"Ellery Newcomer" <[email protected]> wrote in message
news:[email protected]...
> Nick Sabalausky wrote:
>>
>> That mentioned, in the section about LL(k), "If both A<B and A<B> are
>> legal
>> expressions, where B can be of arbitrary length, then no finite amount of
>> look-ahead will allow this to be parsed."
>>
>> I did a quick test in gold (LALR), and this handles the above just fine:
>>
>> ------------------------------
>> "Name" = 'Test'
>> "Author" = 'Test'
>> "Version" = 'Test'
>> "About" = 'Test'
>>
>> "Start Symbol" = <Type1Or2>
>>
>> <Type1Or2> ::= <Type1> | <Type2>
>> <Type1> ::= 'A' '<' <Bs>
>> <Type2> ::= 'A' '<' <Bs> '>'
>> <Bs> ::= 'B' | <Bs> 'B'
>>
>> ------------------------------
>>
>> However, that one example alone doesn't necessarily prove that it's
>> always
>> doable.
>>
>
> Bad example. <Bs> is regular.
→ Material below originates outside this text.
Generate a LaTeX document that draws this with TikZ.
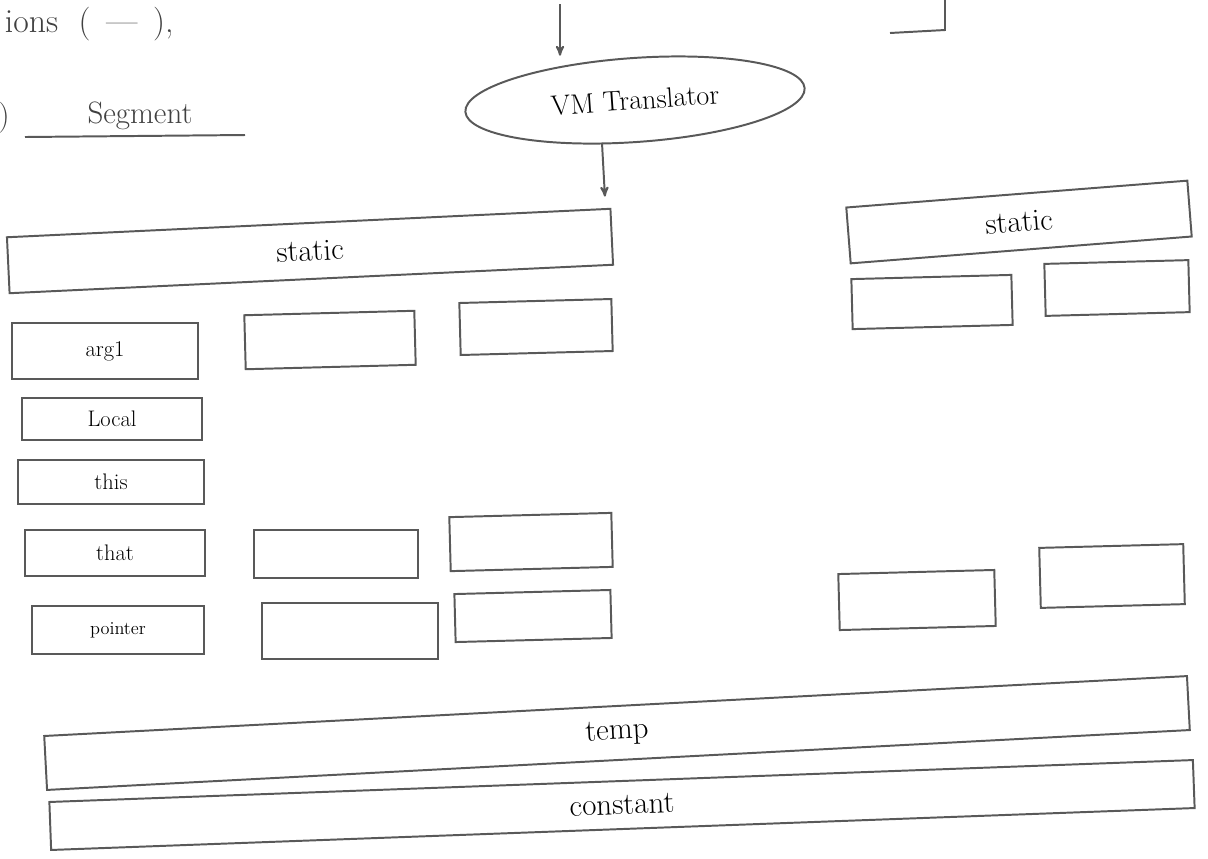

Try making it nested parens or something
> like that. (It isn't LL(k), but it is pretty trivial anyways. ANTLR3 can
> handle it without fuss)
If you mean it's doing it using the dfa/regex lexing engine instead of the
parser, it isn't. GOLD has a different syntax for terminals that are to be
lexed. Anything with the "<Foo> ::= whatever" syntax is a nonterminal that's
handled by LALR parsing. For terminals that are to be handled by the
dfa/regex lexer, it's "Foo = whatever".
In any case, here's one that can successfully handle nested parens instead
of <Bs>:
-------------------------------------------------------
"Start Symbol" = <Type1Or2>
<Type1Or2> ::= <Type1> | <Type2>
<Type1> ::= 'A' '<' <Parens>
<Type2> ::= 'A' '<' <Parens> '>'
<Parens> ::= '(' ')' | '(' <Parens> ')'
-------------------------------------------------------
Or nested sequences of parens:
-------------------------------------------------------
"Start Symbol" = <Type1Or2>
<Type1Or2> ::= <Type1> | <Type2>
<Type1> ::= 'A' '<' <ParensList>
<Type2> ::= 'A' '<' <ParensList> '>'
<ParensList> ::= <Parens> | <ParensList> <Parens>
<Parens> ::= '(' ')' | '(' <ParensList> ')'
-------------------------------------------------------